London Design Biennale and Chatham House have revealed the full details of their four open briefs, which aim to “harness the creativity that comes from crisis”.
The competition – entitled Design in an Age of Crisis – is seeking responses from young designers and more established practices. There are four briefs, which have been created by a steering committee of over 50 designers and industry leaders:
- Environment: Building back greener. How can we design better places?
- Health: From illness to wellness. How can design make it easier to be healthy?
- Society: Equality for all. How can design help empower everyone?
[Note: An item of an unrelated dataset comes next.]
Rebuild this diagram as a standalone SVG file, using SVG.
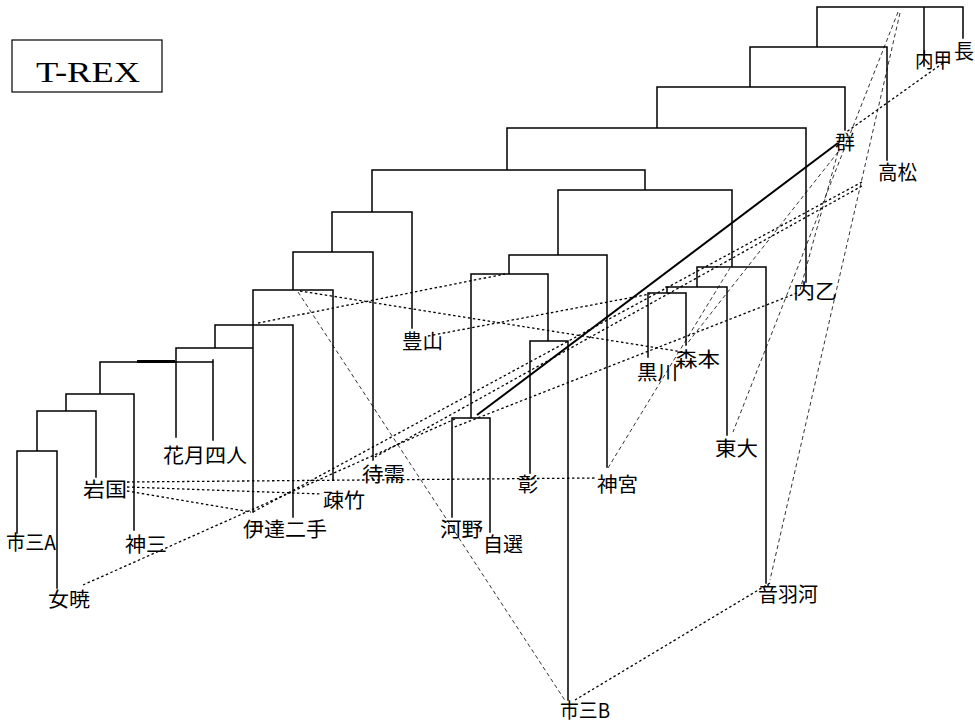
<svg xmlns="http://www.w3.org/2000/svg" width="975" height="724" viewBox="0 0 975 724">
<style>
.t{stroke:#000;stroke-width:1.5;fill:none;stroke-linecap:square}
.dot{stroke:#000;stroke-width:1.3;fill:none;stroke-dasharray:2.5 2.5}
.dash{stroke:#000;stroke-width:0.8;fill:none;stroke-dasharray:4 3}
.heavy{stroke:#000;stroke-width:2;fill:none}
.lbl{font-family:"Noto Sans CJK JP","Noto Sans CJK SC",sans-serif;font-size:20px;fill:#000}
.ttl{font-family:"Liberation Serif",serif;font-size:30px;fill:#000}
</style>
<rect width="975" height="724" fill="#fff"/>
<g id="title">
<rect x="12" y="40" width="150" height="52" fill="none" stroke="#000" stroke-width="1.2"/>
<text class="ttl" x="36" y="82" textLength="104" lengthAdjust="spacingAndGlyphs">T-REX</text>
</g>
<g id="tree">
<path class="t" d="M817,7H963M924,7V66M963,7V38M817,7V47M750,47H887M887,47V160M750,47V87M657,87H845M845,87V130M657,87V128M507,128H806M806,128V282M507,128V170M372,170H645M645,170V190M558,190H732M732,190V267M697,267H766M766,267V583M697,267V287M666,287H727M727,287V435M667,287V293M648,293H686M648,293V357M686,293V345M558,190V255M509,255H607M607,255V467M509,255V274M471,274H548M471,274V418M452,418H490M452,418V517M490,418V532M548,274V341M530,341H568M530,341V473M568,341V700M372,170V212M332,212H412M412,212V328M332,212V252M293,252H373M373,252V460M293,252V290M253,290H333M333,290V480M253,290V512M215,325H293M293,325V517M215,325V348M177,348H253M176,348V437M100,362H213M213,360V440M100,362V394M66,394H134M134,394V530M66,394V411M37,411H96M96,411V477M37,411V451M17,451H57M17,451V533M57,451V588"/>
<path d="M137,361.5H175" stroke="#000" stroke-width="3"/>
</g>
<g id="connectors">
<path class="heavy" d="M838,143L477,415"/>
<path class="dot" d="M83,585L455,419"/>
<path class="dot" d="M127,482L597,478"/>
<path class="dot" d="M127,487L322,494"/>
<path class="dot" d="M127,491L251,512"/>
<path class="dot" d="M300,291L683,352"/>
<path class="dot" d="M258,323L505,274"/>
<path class="dot" d="M428,336L650,294"/>
<path class="dot" d="M797,293L452,428"/>
<path class="dot" d="M862,182L253,512"/>
<path class="dot" d="M862,186L373,458"/>
<path class="dot" d="M943,63L845,133"/>
<path class="dot" d="M770,583L575,700"/>
<path class="dash" d="M608,468L730,268"/>
<path class="dash" d="M898,12L733,432"/>
<path class="dash" d="M900,13L770,580"/>
<path class="dash" d="M298,292L566,702"/>
<path class="dash" d="M838,152L800,290"/>
<path class="dash" d="M838,152L686,345"/>
</g>
<g id="n-shisanA"><text class="lbl" x="6" y="550" textLength="50" lengthAdjust="spacingAndGlyphs">市三A</text></g>
<g id="n-jogyo"><text class="lbl" x="48" y="607" textLength="42" lengthAdjust="spacingAndGlyphs">女暁</text></g>
<g id="n-iwakuni"><text class="lbl" x="83" y="497" textLength="44" lengthAdjust="spacingAndGlyphs">岩国</text></g>
<g id="n-jinsan"><text class="lbl" x="125" y="552" textLength="42" lengthAdjust="spacingAndGlyphs">神三</text></g>
<g id="n-kagetsu"><text class="lbl" x="163" y="463" textLength="84" lengthAdjust="spacingAndGlyphs">花月四人</text></g>
<g id="n-date"><text class="lbl" x="243" y="537" textLength="84" lengthAdjust="spacingAndGlyphs">伊達二手</text></g>
<g id="n-sochiku"><text class="lbl" x="323" y="508" textLength="42" lengthAdjust="spacingAndGlyphs">疎竹</text></g>
<g id="n-taiju"><text class="lbl" x="362" y="482" textLength="43" lengthAdjust="spacingAndGlyphs">待需</text></g>
<g id="n-hozan"><text class="lbl" x="402" y="349" textLength="41" lengthAdjust="spacingAndGlyphs">豊山</text></g>
<g id="n-kono"><text class="lbl" x="440" y="537" textLength="43" lengthAdjust="spacingAndGlyphs">河野</text></g>
<g id="n-jisen"><text class="lbl" x="483" y="552" textLength="40" lengthAdjust="spacingAndGlyphs">自選</text></g>
<g id="n-sho"><text class="lbl" x="518" y="492">彰</text></g>
<g id="n-jingu"><text class="lbl" x="597" y="492" textLength="41" lengthAdjust="spacingAndGlyphs">神宮</text></g>
<g id="n-kurokawa"><text class="lbl" x="637" y="380" textLength="41" lengthAdjust="spacingAndGlyphs">黒川</text></g>
<g id="n-morimoto"><text class="lbl" x="675" y="367" textLength="45" lengthAdjust="spacingAndGlyphs">森本</text></g>
<g id="n-todai"><text class="lbl" x="715" y="456" textLength="43" lengthAdjust="spacingAndGlyphs">東大</text></g>
<g id="n-naiotsu"><text class="lbl" x="793" y="299" textLength="44" lengthAdjust="spacingAndGlyphs">内乙</text></g>
<g id="n-otowa"><text class="lbl" x="758" y="602" textLength="60" lengthAdjust="spacingAndGlyphs">音羽河</text></g>
<g id="n-shisanB"><text class="lbl" x="560" y="718" textLength="50" lengthAdjust="spacingAndGlyphs">市三B</text></g>
<g id="n-gun"><text class="lbl" x="835" y="150">群</text></g>
<g id="n-takamatsu"><text class="lbl" x="878" y="180" textLength="39" lengthAdjust="spacingAndGlyphs">高松</text></g>
<g id="n-naiko"><text class="lbl" x="915" y="68" textLength="37" lengthAdjust="spacingAndGlyphs">内甲</text></g>
<g id="n-cho"><text class="lbl" x="954" y="59">長</text></g>
</svg>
- Work: Making work work for us. How can work be designed to be more meaningful?
Exploring COVID’s impact
These briefs have been chosen as a way to “address the many issues which the current COVID-19 pandemic has either shone a light on or further exacerbated”, organisers say. Those include the climate crisis, social and economic inequality as well as the “rapid transformations in work and the economy”.
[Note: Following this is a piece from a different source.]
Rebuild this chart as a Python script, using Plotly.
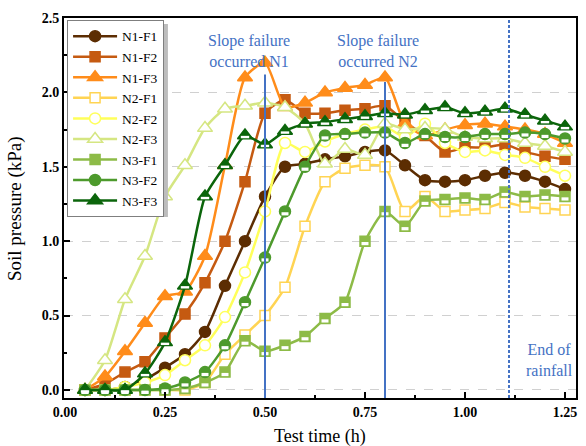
import plotly.graph_objects as go

# ---------------- data ----------------
time_h = [0.05, 0.10, 0.15, 0.20, 0.25, 0.30, 0.35, 0.40, 0.45, 0.50, 0.55, 0.60, 0.65,
          0.70, 0.75, 0.80, 0.85, 0.90, 0.95, 1.00, 1.05, 1.10, 1.15, 1.20, 1.25]

n1_f1 = [0.00, 0.00, 0.02, 0.07, 0.15, 0.24, 0.39, 0.70, 1.00, 1.30, 1.50, 1.52, 1.55,
         1.57, 1.60, 1.61, 1.51, 1.41, 1.40, 1.41, 1.44, 1.46, 1.44, 1.40, 1.35]
n1_f2 = [0.00, 0.04, 0.12, 0.19, 0.35, 0.51, 0.72, 1.00, 1.40, 1.86, 1.95, 1.86, 1.86,
         1.88, 1.89, 1.91, 1.80, 1.71, 1.60, 1.63, 1.63, 1.65, 1.60, 1.57, 1.55]
n1_f3 = [0.00, 0.09, 0.26, 0.45, 0.63, 0.66, 0.90, 1.51, 2.10, 2.20, 1.90, 1.93, 2.00,
         2.03, 2.05, 2.10, 1.79, 1.71, 1.75, 1.78, 1.79, 1.77, 1.75, 1.72, 1.66]
n2_f1 = [0.00, 0.00, 0.00, 0.00, 0.00, 0.00, 0.05, 0.24, 0.37, 0.50, 0.69, 1.10, 1.40,
         1.49, 1.51, 1.50, 1.20, 1.30, 1.20, 1.21, 1.22, 1.26, 1.23, 1.22, 1.21]
n2_f2 = [0.00, 0.00, 0.02, 0.05, 0.10, 0.20, 0.30, 0.49, 0.79, 1.20, 1.66, 1.60, 1.67,
         1.72, 1.75, 1.77, 1.70, 1.79, 1.66, 1.60, 1.61, 1.58, 1.56, 1.50, 1.44]
n2_f3 = [0.00, 0.20, 0.61, 0.90, 1.30, 1.51, 1.76, 1.89, 1.91, 1.93, 1.90, 1.79, 1.52,
         1.62, 1.58, 1.79, 1.75, 1.76, 1.75, 1.70, 1.69, 1.69, 1.66, 1.64, 1.60]
n3_f1 = [0.00, 0.00, 0.00, 0.00, 0.00, 0.01, 0.05, 0.12, 0.33, 0.26, 0.30, 0.36, 0.48,
         0.59, 1.00, 1.20, 1.10, 1.27, 1.28, 1.29, 1.28, 1.33, 1.30, 1.31, 1.30]
n3_f2 = [0.00, 0.00, 0.00, 0.00, 0.01, 0.05, 0.12, 0.30, 0.59, 0.89, 1.20, 1.50, 1.71,
         1.72, 1.73, 1.73, 1.66, 1.72, 1.70, 1.70, 1.72, 1.72, 1.73, 1.72, 1.69]
n3_f3 = [0.00, 0.00, 0.00, 0.11, 0.32, 0.70, 1.30, 1.51, 1.71, 1.65, 1.74, 1.79, 1.80,
         1.82, 1.84, 1.86, 1.85, 1.88, 1.90, 1.86, 1.87, 1.89, 1.85, 1.81, 1.77]

series_names = ["N1-F1", "N1-F2", "N1-F3", "N2-F1", "N2-F2", "N2-F3", "N3-F1", "N3-F2", "N3-F3"]
series_values = [n1_f1, n1_f2, n1_f3, n2_f1, n2_f2, n2_f3, n3_f1, n3_f2, n3_f3]

failure_times = [0.50, 0.80]
failure_tops = [2.12, 2.07]
failure_labels = ["Slope failure<br>occurred N1", "Slope failure<br>occurred N2"]
rain_end_time = 1.11
rain_end_label = "End of<br>rainfall"

x_title = "Test time (h)"
y_title = "Soil pressure (kPa)"
x_ticks = [0.00, 0.25, 0.50, 0.75, 1.00, 1.25]
x_tick_text = ["0.00", "0.25", "0.50", "0.75", "1.00", "1.25"]
y_ticks = [0.0, 0.5, 1.0, 1.5, 2.0, 2.5]
y_tick_text = ["0.0", "0.5", "1.0", "1.5", "2.0", "2.5"]

# ---------------- styles ----------------
styles = {
    "N1-F1": ("#5C2D02", "circle", "full", 11),
    "N1-F2": ("#C55A11", "square", "full", 10),
    "N1-F3": ("#FF8C1A", "triangle-up", "full", 13),
    "N2-F1": ("#FFD453", "square", "open", 10),
    "N2-F2": ("#FFFF5A", "circle", "open", 11),
    "N2-F3": ("#D5E682", "triangle-up", "open", 13),
    "N3-F1": ("#8DBB47", "square", "half", 10),
    "N3-F2": ("#4D9A2C", "circle", "half", 11),
    "N3-F3": ("#0B650B", "triangle-up", "half", 13),
}
# white band (size, downward offset px, thickness px) for half-filled markers
band_style = {"square": (5, 2.4, 3.2), "circle": (5, 2.4, 3.2), "triangle-up": (6, 1.5, 2.4)}
label_shifts = [-16, -7]

YR = [-0.054, 2.5]

fig = go.Figure()
for name, vals in zip(series_names, series_values):
    col, sym, mode, size = styles[name]
    fill = "white" if mode == "open" else col
    fig.add_trace(go.Scatter(
        x=time_h, y=vals, name=name, mode="lines+markers",
        line=dict(color=col, width=2.5, shape="spline", smoothing=0.6),
        marker=dict(symbol=sym, size=size, color=fill, line=dict(color=col, width=1.5)),
    ))

# white bands on the lower half of the "half-filled" markers (band moved down by standoff)
for name, vals in zip(series_names, series_values):
    col, sym, mode, size = styles[name]
    if mode == "half":
        bsize, boff, bwidth = band_style[sym]
        fig.add_trace(go.Scatter(
            x=time_h, y=vals, mode="markers", showlegend=False, hoverinfo="skip",
            marker=dict(symbol="line-ew", size=bsize, color="white", angle=0, standoff=boff,
                        line=dict(color="white", width=bwidth)),
        ))

blue = "#4472C4"
for t, top, lab, dx in zip(failure_times, failure_tops, failure_labels, label_shifts):
    fig.add_shape(type="line", xref="x", yref="y", x0=t, x1=t, y0=YR[0], y1=top,
                  line=dict(color=blue, width=2))
    fig.add_annotation(x=t, y=2.5, xref="x", yref="y", text=lab, showarrow=False,
                       xanchor="center", yanchor="top", yshift=-12, xshift=dx,
                       font=dict(family="Liberation Serif", size=16, color=blue),
                       align="center")
fig.add_shape(type="line", xref="x", yref="paper", x0=rain_end_time, x1=rain_end_time,
              y0=0, y1=1, line=dict(color=blue, width=2, dash="3px,2px"))
fig.add_annotation(x=1.21, y=0.0, xref="x", yref="y", text=rain_end_label, showarrow=False,
                   xanchor="center", yanchor="bottom", yshift=9,
                   font=dict(family="Liberation Serif", size=16, color=blue), align="center")

# axis titles
fig.add_annotation(x=0.5, y=0, xref="paper", yref="paper", text=x_title, showarrow=False,
                   xanchor="center", yanchor="top", yshift=-26,
                   font=dict(family="Liberation Serif", size=18, color="black"))
fig.add_annotation(x=0, y=0.5, xref="paper", yref="paper", text=y_title, showarrow=False,
                   textangle=-90, xanchor="right", yanchor="middle", xshift=-36,
                   font=dict(family="Liberation Serif", size=19, color="black"))

# legend shadow
fig.add_shape(type="rect", xref="paper", yref="paper", x0=0.0137, x1=0.203, y0=0.476, y1=0.984,
              fillcolor="#BDBDBD", line=dict(width=0), layer="above")

axis_font = dict(family="Liberation Serif", size=14, color="black", weight="bold")
fig.update_layout(
    width=586, height=446,
    margin=dict(l=64, r=10, t=18, b=48),
    paper_bgcolor="white", plot_bgcolor="white",
    font=dict(family="Liberation Serif", color="black"),
    xaxis=dict(range=[-0.0025, 1.2775], tickvals=x_ticks, ticktext=x_tick_text,
               ticks="inside", ticklen=6, tickwidth=1.5, tickcolor="black",
               minor=dict(ticks="inside", ticklen=3, tickwidth=1.5, tickcolor="black", dtick=0.125),
               showline=True, linecolor="black", linewidth=1.8, mirror=True,
               showgrid=False, zeroline=False, tickfont=axis_font, automargin=False),
    yaxis=dict(range=YR, tickvals=y_ticks, ticktext=y_tick_text,
               ticks="inside", ticklen=6, tickwidth=1.5, tickcolor="black",
               minor=dict(ticks="inside", ticklen=3, tickwidth=1.5, tickcolor="black", dtick=0.25,
                          showgrid=False),
               showline=True, linecolor="black", linewidth=1.8, mirror=True,
               showgrid=True, gridcolor="#D0D0D0", griddash="dash", gridwidth=1,
               zeroline=False, tickfont=axis_font, automargin=False),
    legend=dict(x=0.006, y=0.995, xanchor="left", yanchor="top",
                bgcolor="white", bordercolor="#7F7F7F", borderwidth=1,
                font=dict(family="Liberation Serif", size=13.5), itemwidth=44,
                tracegroupgap=0),
    showlegend=True,
)

fig.write_html("out.html")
There is also a brief especially geared towards young people. It follows the same topics, though includes school as well as the workplace. The deadlines for submissions is 31 August 2020 and they can take any form, from a “simple sketch” to a fully-realised concept. Full details of the briefs and submission guidelines are available on the website.
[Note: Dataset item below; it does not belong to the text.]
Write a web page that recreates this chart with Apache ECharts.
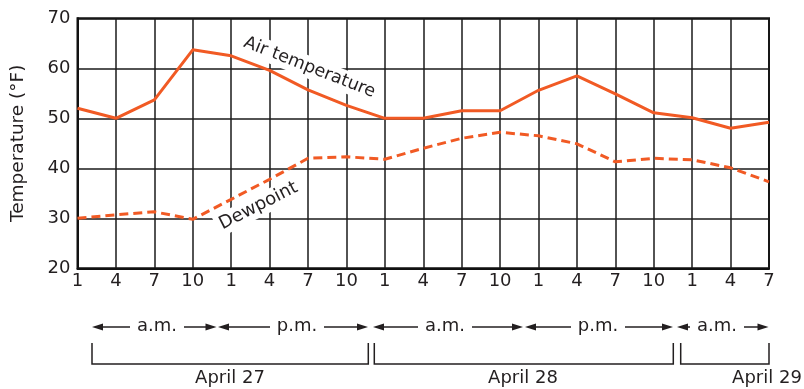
<!DOCTYPE html>
<html>
<head>
<meta charset="utf-8">
<script src="https://cdn.jsdelivr.net/npm/echarts@6/dist/echarts.min.js"></script>
<style>html,body{margin:0;padding:0;background:#fff}#c{width:804px;height:389px}</style>
</head>
<body>
<div id="c"></div>
<script>
// Data
var hours = ['1','4','7','10','1','4','7','10','1','4','7','10','1','4','7','10','1','4','7'];
var airTemp = [52.0, 50.0, 53.7, 63.7, 62.5, 59.6, 55.7, 52.6, 50.0, 50.0, 51.5, 51.5, 55.6, 58.5, 54.9, 51.1, 50.1, 48.0, 49.2];
var dewpoint = [30.0, 30.7, 31.3, 29.8, 33.8, 37.8, 42.0, 42.3, 41.8, 44.0, 46.0, 47.2, 46.5, 44.9, 41.3, 42.0, 41.7, 40.1, 37.3];
var yTicks = [20, 30, 40, 50, 60, 70];
var periodLabels = ['a.m.', 'p.m.', 'a.m.', 'p.m.', 'a.m.'];
var dayLabels = ['April 27', 'April 28', 'April 29'];

var FONT = '"DejaVu Sans", sans-serif';
var TXT = '#231f20';
var ORANGE = '#f15a24';

var chart = echarts.init(document.getElementById('c'), null, {renderer: 'canvas'});

// annotation layout (pixels)
var periodSpans = [[92, 216.5], [218, 368], [373, 523], [525, 673], [677, 768.5]];
var periodCenters = [157, 297, 445, 598, 717];
var bracketSpans = [[92, 368.3], [374.3, 673.3], [680.7, 769]];
var dayCenters = [230, 523, 767];
var arrowY = 327;

var g = [];
var halfText = 21;
periodSpans.forEach(function (s, i) {
  var c = periodCenters[i];
  g.push({type: 'line', shape: {x1: s[0] + 8, y1: arrowY, x2: c - halfText - 6, y2: arrowY}, style: {stroke: TXT, lineWidth: 1.5}});
  g.push({type: 'line', shape: {x1: c + halfText + 6, y1: arrowY, x2: s[1] - 8, y2: arrowY}, style: {stroke: TXT, lineWidth: 1.5}});
  g.push({type: 'polygon', shape: {points: [[s[0], arrowY], [s[0] + 11, arrowY - 3.5], [s[0] + 11, arrowY + 3.5]]}, style: {fill: TXT}});
  g.push({type: 'polygon', shape: {points: [[s[1], arrowY], [s[1] - 11, arrowY - 3.5], [s[1] - 11, arrowY + 3.5]]}, style: {fill: TXT}});
  g.push({type: 'text', x: c, y: arrowY - 1, style: {text: periodLabels[i], font: '18px ' + FONT, fill: TXT, align: 'center', verticalAlign: 'middle'}});
});
bracketSpans.forEach(function (s, i) {
  g.push({type: 'polyline', shape: {points: [[s[0], 343], [s[0], 364], [s[1], 364], [s[1], 343]]}, style: {stroke: TXT, lineWidth: 1.5, fill: null}});
  g.push({type: 'text', x: dayCenters[i], y: 369, style: {text: dayLabels[i], font: '18px ' + FONT, fill: TXT, align: 'center', verticalAlign: 'top'}});
});
// series labels
g.push({type: 'text', x: 309.5, y: 67.5, rotation: -21.4 * Math.PI / 180, z: 100,
  style: {text: 'Air temperature', font: '17.5px ' + FONT, fill: TXT, align: 'center', verticalAlign: 'middle', backgroundColor: '#fff', padding: [2, 4]}});
g.push({type: 'text', x: 258.5, y: 206, rotation: 27 * Math.PI / 180, z: 100,
  style: {text: 'Dewpoint', font: '18px ' + FONT, fill: TXT, align: 'center', verticalAlign: 'middle', backgroundColor: '#fff', padding: [2, 4]}});

var option = {
  animation: false,
  backgroundColor: '#fff',
  grid: {left: 77.5, right: 35, top: 18.3, bottom: 120.7, show: true, borderColor: '#111', borderWidth: 2, backgroundColor: 'transparent'},
  xAxis: {
    type: 'category', data: hours, boundaryGap: false,
    axisLine: {show: true, lineStyle: {color: '#111', width: 2}},
    axisTick: {show: false},
    axisLabel: {color: TXT, fontFamily: FONT, fontSize: 18, margin: 4, interval: 0},
    splitLine: {show: true, interval: 0, lineStyle: {color: '#1a1a1a', width: 1.5}}
  },
  yAxis: {
    type: 'value', min: yTicks[0], max: yTicks[yTicks.length - 1], interval: 10,
    name: 'Temperature (°F)', nameLocation: 'middle', nameGap: 50,
    nameTextStyle: {color: TXT, fontFamily: FONT, fontSize: 18.5},
    axisLine: {show: true, lineStyle: {color: '#111', width: 2}},
    axisTick: {show: false},
    axisLabel: {color: TXT, fontFamily: FONT, fontSize: 18, margin: 7},
    splitLine: {show: true, lineStyle: {color: '#1a1a1a', width: 1.5}}
  },
  series: [
    {type: 'line', name: 'Air temperature', data: airTemp, symbol: 'none', z: 3,
      lineStyle: {color: ORANGE, width: 3}},
    {type: 'line', name: 'Dewpoint', data: dewpoint, symbol: 'none', z: 3,
      lineStyle: {color: ORANGE, width: 3, type: [9, 5]}}
  ],
  graphic: g
};
chart.setOption(option);
</script>
</body>
</html>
The projects selected will go on display at an online exhibition in Autumn 2020. They will then be exhibited at the biennale at Somerset House the following summer. Chatham House will work with selected submissions on development and to “accelerate policy pathways” around the concepts. This year’s London Design Biennale – the third edition of the biannual festival – has been postponed to 2021 following the coronavirus outbreak.
What are the requirements of the 21st century?
The briefs aim to explore the four topics in a holistic manner. In the work brief, for example, the festival asks: “What do we want from work in the 21st century?” It is now “required to be more networked, more human-scale and people-centred” as well as incorporate a greater flexibility. The “radical design thinking” could focus on “whole policy frameworks, architecture and buildings, to the desk and home space, the body or communication tools”. It could also question the role of work in the community.
Among the prompts, the biennale asks designers to consider a use for empty shops and offices and how design can create “strong and coherent work teams, even when they are not physically connected”. The future of the workplace is a pressing issue for designers, from designing for shared spaces to the ultimate working from home table.
“Smart design thinking is an invaluable resource”
London Design Biennale president John Sorrell says: “In the face of a crisis, smart design thinking proves time and again to be an invaluable resource – designers are hard-wired to respond to complex problems with agility and ingenuity.”
The theme for the biennale is Resonance, and it will be curated by set designer Es Devlin. Creatives from over 50 countries have been invited to “consider the ripple effect of ground-breaking design concepts on the way we live, and the choices we make”.
London Design Festival, meanwhile, will take place in September 2020 with some virtual adjustments. It recently announced the first details of its line up, including a Victorian glasshouse-inspired installation and a user-focused inflatable structure in King’s Cross. It has also announced a special focus on freelancers who have been especially badly hit by the pandemic.